# [The exercise]
Quote the records that follow in full, leaving the pictures out.

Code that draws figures
+===+

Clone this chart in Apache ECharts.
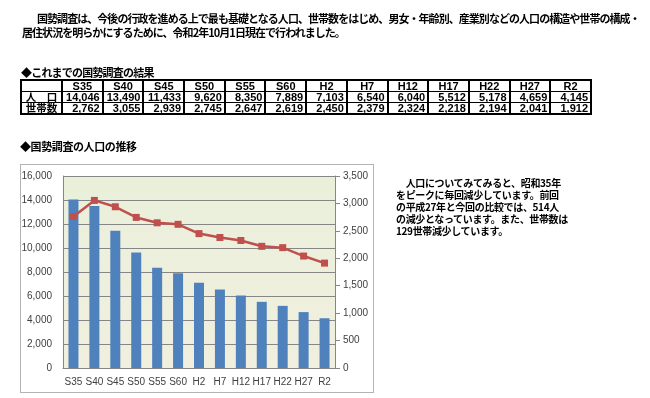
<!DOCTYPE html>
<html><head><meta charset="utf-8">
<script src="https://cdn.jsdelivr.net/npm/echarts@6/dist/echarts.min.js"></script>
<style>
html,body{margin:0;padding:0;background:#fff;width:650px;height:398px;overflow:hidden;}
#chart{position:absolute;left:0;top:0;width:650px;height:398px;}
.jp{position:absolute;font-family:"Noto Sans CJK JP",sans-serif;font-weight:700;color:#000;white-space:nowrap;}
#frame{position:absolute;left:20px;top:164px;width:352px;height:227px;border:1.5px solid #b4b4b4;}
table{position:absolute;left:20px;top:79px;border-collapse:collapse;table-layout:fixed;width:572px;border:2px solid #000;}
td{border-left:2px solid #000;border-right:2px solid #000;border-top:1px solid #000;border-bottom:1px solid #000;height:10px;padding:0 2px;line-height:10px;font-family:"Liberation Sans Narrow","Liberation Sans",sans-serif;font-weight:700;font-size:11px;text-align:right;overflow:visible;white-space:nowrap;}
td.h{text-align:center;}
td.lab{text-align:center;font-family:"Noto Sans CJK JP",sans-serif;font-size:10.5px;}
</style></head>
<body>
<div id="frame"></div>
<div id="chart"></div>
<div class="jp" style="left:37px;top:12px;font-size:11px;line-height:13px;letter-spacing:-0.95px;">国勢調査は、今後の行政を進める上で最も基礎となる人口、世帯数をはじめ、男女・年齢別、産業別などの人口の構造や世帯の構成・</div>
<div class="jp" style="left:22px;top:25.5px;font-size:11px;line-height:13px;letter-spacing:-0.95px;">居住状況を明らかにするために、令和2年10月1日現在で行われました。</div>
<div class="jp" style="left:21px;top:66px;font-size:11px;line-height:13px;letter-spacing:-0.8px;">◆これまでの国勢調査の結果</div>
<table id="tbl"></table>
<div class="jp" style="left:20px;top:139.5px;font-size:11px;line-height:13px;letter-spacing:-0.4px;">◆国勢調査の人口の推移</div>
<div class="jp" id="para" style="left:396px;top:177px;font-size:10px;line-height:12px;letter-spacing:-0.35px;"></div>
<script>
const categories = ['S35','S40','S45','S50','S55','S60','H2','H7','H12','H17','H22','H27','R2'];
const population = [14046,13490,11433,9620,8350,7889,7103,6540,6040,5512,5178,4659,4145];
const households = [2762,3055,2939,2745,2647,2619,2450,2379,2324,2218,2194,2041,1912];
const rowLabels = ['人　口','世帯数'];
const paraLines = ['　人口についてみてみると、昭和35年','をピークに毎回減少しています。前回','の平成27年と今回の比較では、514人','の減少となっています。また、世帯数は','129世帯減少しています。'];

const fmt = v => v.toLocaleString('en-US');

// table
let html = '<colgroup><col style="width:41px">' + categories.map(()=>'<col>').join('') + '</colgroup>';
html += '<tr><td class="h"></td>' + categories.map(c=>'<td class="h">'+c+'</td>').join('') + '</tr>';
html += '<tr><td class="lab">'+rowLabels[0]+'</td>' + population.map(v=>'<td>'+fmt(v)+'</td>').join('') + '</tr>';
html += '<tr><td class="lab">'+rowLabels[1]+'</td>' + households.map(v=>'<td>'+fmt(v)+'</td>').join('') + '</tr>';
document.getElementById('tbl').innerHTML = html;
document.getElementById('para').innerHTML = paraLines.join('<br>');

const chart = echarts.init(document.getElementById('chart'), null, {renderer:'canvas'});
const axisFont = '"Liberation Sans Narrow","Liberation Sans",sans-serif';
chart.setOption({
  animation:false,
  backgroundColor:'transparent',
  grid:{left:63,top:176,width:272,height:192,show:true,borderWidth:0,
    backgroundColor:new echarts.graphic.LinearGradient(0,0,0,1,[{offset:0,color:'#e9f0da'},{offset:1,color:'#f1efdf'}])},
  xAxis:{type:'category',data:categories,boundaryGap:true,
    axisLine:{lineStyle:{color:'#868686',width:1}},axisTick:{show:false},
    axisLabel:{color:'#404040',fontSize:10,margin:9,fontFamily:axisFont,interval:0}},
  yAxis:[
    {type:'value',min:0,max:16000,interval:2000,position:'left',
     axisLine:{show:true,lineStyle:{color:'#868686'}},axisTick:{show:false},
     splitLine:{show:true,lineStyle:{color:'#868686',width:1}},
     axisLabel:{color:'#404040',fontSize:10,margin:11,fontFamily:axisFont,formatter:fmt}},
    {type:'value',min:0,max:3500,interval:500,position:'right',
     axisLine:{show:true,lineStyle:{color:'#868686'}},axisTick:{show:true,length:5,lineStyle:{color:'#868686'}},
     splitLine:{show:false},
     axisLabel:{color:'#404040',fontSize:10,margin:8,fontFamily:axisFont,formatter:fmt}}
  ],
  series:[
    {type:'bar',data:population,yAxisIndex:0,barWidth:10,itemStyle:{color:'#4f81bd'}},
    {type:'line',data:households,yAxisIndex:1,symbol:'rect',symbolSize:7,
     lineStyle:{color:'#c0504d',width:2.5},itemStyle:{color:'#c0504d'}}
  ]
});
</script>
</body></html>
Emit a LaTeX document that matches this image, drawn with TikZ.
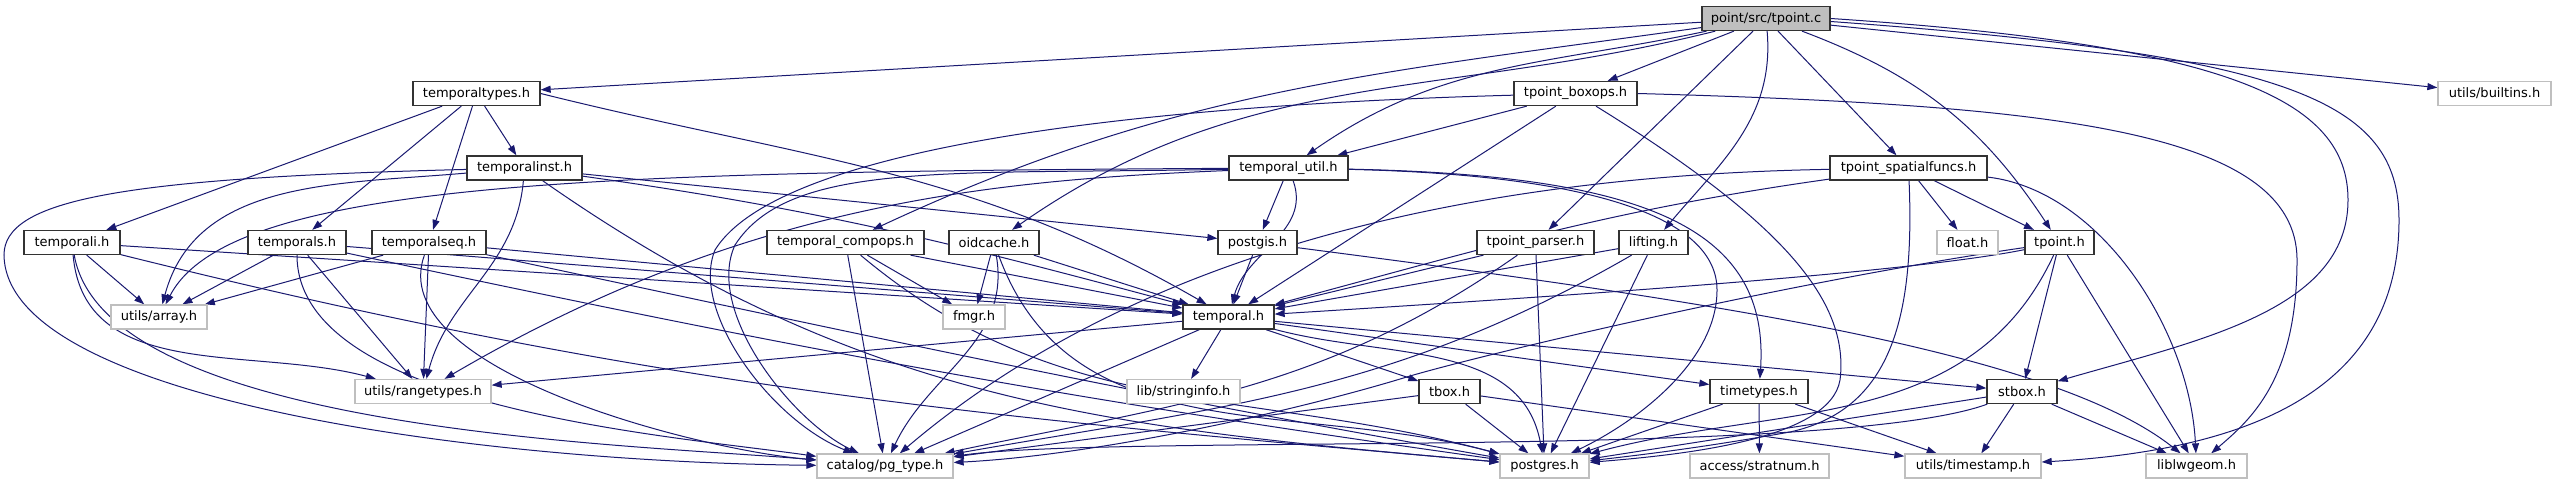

+===+

# [Answer to the task]
Clone this chart in Apache ECharts.
<!DOCTYPE html>
<html><head><meta charset="utf-8">
<script src="https://cdn.jsdelivr.net/npm/echarts@6/dist/echarts.min.js"></script>
<style>
html,body{margin:0;padding:0;background:#fff;width:650px;height:398px;overflow:hidden;}
#chart{position:absolute;left:0;top:0;width:650px;height:398px;}
.jp{position:absolute;font-family:"Noto Sans CJK JP",sans-serif;font-weight:700;color:#000;white-space:nowrap;}
#frame{position:absolute;left:20px;top:164px;width:352px;height:227px;border:1.5px solid #b4b4b4;}
table{position:absolute;left:20px;top:79px;border-collapse:collapse;table-layout:fixed;width:572px;border:2px solid #000;}
td{border-left:2px solid #000;border-right:2px solid #000;border-top:1px solid #000;border-bottom:1px solid #000;height:10px;padding:0 2px;line-height:10px;font-family:"Liberation Sans Narrow","Liberation Sans",sans-serif;font-weight:700;font-size:11px;text-align:right;overflow:visible;white-space:nowrap;}
td.h{text-align:center;}
td.lab{text-align:center;font-family:"Noto Sans CJK JP",sans-serif;font-size:10.5px;}
</style></head>
<body>
<div id="frame"></div>
<div id="chart"></div>
<div class="jp" style="left:37px;top:12px;font-size:11px;line-height:13px;letter-spacing:-0.95px;">国勢調査は、今後の行政を進める上で最も基礎となる人口、世帯数をはじめ、男女・年齢別、産業別などの人口の構造や世帯の構成・</div>
<div class="jp" style="left:22px;top:25.5px;font-size:11px;line-height:13px;letter-spacing:-0.95px;">居住状況を明らかにするために、令和2年10月1日現在で行われました。</div>
<div class="jp" style="left:21px;top:66px;font-size:11px;line-height:13px;letter-spacing:-0.8px;">◆これまでの国勢調査の結果</div>
<table id="tbl"></table>
<div class="jp" style="left:20px;top:139.5px;font-size:11px;line-height:13px;letter-spacing:-0.4px;">◆国勢調査の人口の推移</div>
<div class="jp" id="para" style="left:396px;top:177px;font-size:10px;line-height:12px;letter-spacing:-0.35px;"></div>
<script>
const categories = ['S35','S40','S45','S50','S55','S60','H2','H7','H12','H17','H22','H27','R2'];
const population = [14046,13490,11433,9620,8350,7889,7103,6540,6040,5512,5178,4659,4145];
const households = [2762,3055,2939,2745,2647,2619,2450,2379,2324,2218,2194,2041,1912];
const rowLabels = ['人　口','世帯数'];
const paraLines = ['　人口についてみてみると、昭和35年','をピークに毎回減少しています。前回','の平成27年と今回の比較では、514人','の減少となっています。また、世帯数は','129世帯減少しています。'];

const fmt = v => v.toLocaleString('en-US');

// table
let html = '<colgroup><col style="width:41px">' + categories.map(()=>'<col>').join('') + '</colgroup>';
html += '<tr><td class="h"></td>' + categories.map(c=>'<td class="h">'+c+'</td>').join('') + '</tr>';
html += '<tr><td class="lab">'+rowLabels[0]+'</td>' + population.map(v=>'<td>'+fmt(v)+'</td>').join('') + '</tr>';
html += '<tr><td class="lab">'+rowLabels[1]+'</td>' + households.map(v=>'<td>'+fmt(v)+'</td>').join('') + '</tr>';
document.getElementById('tbl').innerHTML = html;
document.getElementById('para').innerHTML = paraLines.join('<br>');

const chart = echarts.init(document.getElementById('chart'), null, {renderer:'canvas'});
const axisFont = '"Liberation Sans Narrow","Liberation Sans",sans-serif';
chart.setOption({
  animation:false,
  backgroundColor:'transparent',
  grid:{left:63,top:176,width:272,height:192,show:true,borderWidth:0,
    backgroundColor:new echarts.graphic.LinearGradient(0,0,0,1,[{offset:0,color:'#e9f0da'},{offset:1,color:'#f1efdf'}])},
  xAxis:{type:'category',data:categories,boundaryGap:true,
    axisLine:{lineStyle:{color:'#868686',width:1}},axisTick:{show:false},
    axisLabel:{color:'#404040',fontSize:10,margin:9,fontFamily:axisFont,interval:0}},
  yAxis:[
    {type:'value',min:0,max:16000,interval:2000,position:'left',
     axisLine:{show:true,lineStyle:{color:'#868686'}},axisTick:{show:false},
     splitLine:{show:true,lineStyle:{color:'#868686',width:1}},
     axisLabel:{color:'#404040',fontSize:10,margin:11,fontFamily:axisFont,formatter:fmt}},
    {type:'value',min:0,max:3500,interval:500,position:'right',
     axisLine:{show:true,lineStyle:{color:'#868686'}},axisTick:{show:true,length:5,lineStyle:{color:'#868686'}},
     splitLine:{show:false},
     axisLabel:{color:'#404040',fontSize:10,margin:8,fontFamily:axisFont,formatter:fmt}}
  ],
  series:[
    {type:'bar',data:population,yAxisIndex:0,barWidth:10,itemStyle:{color:'#4f81bd'}},
    {type:'line',data:households,yAxisIndex:1,symbol:'rect',symbolSize:7,
     lineStyle:{color:'#c0504d',width:2.5},itemStyle:{color:'#c0504d'}}
  ]
});
</script>
</body></html>
Emit a LaTeX document that matches this image, drawn with TikZ.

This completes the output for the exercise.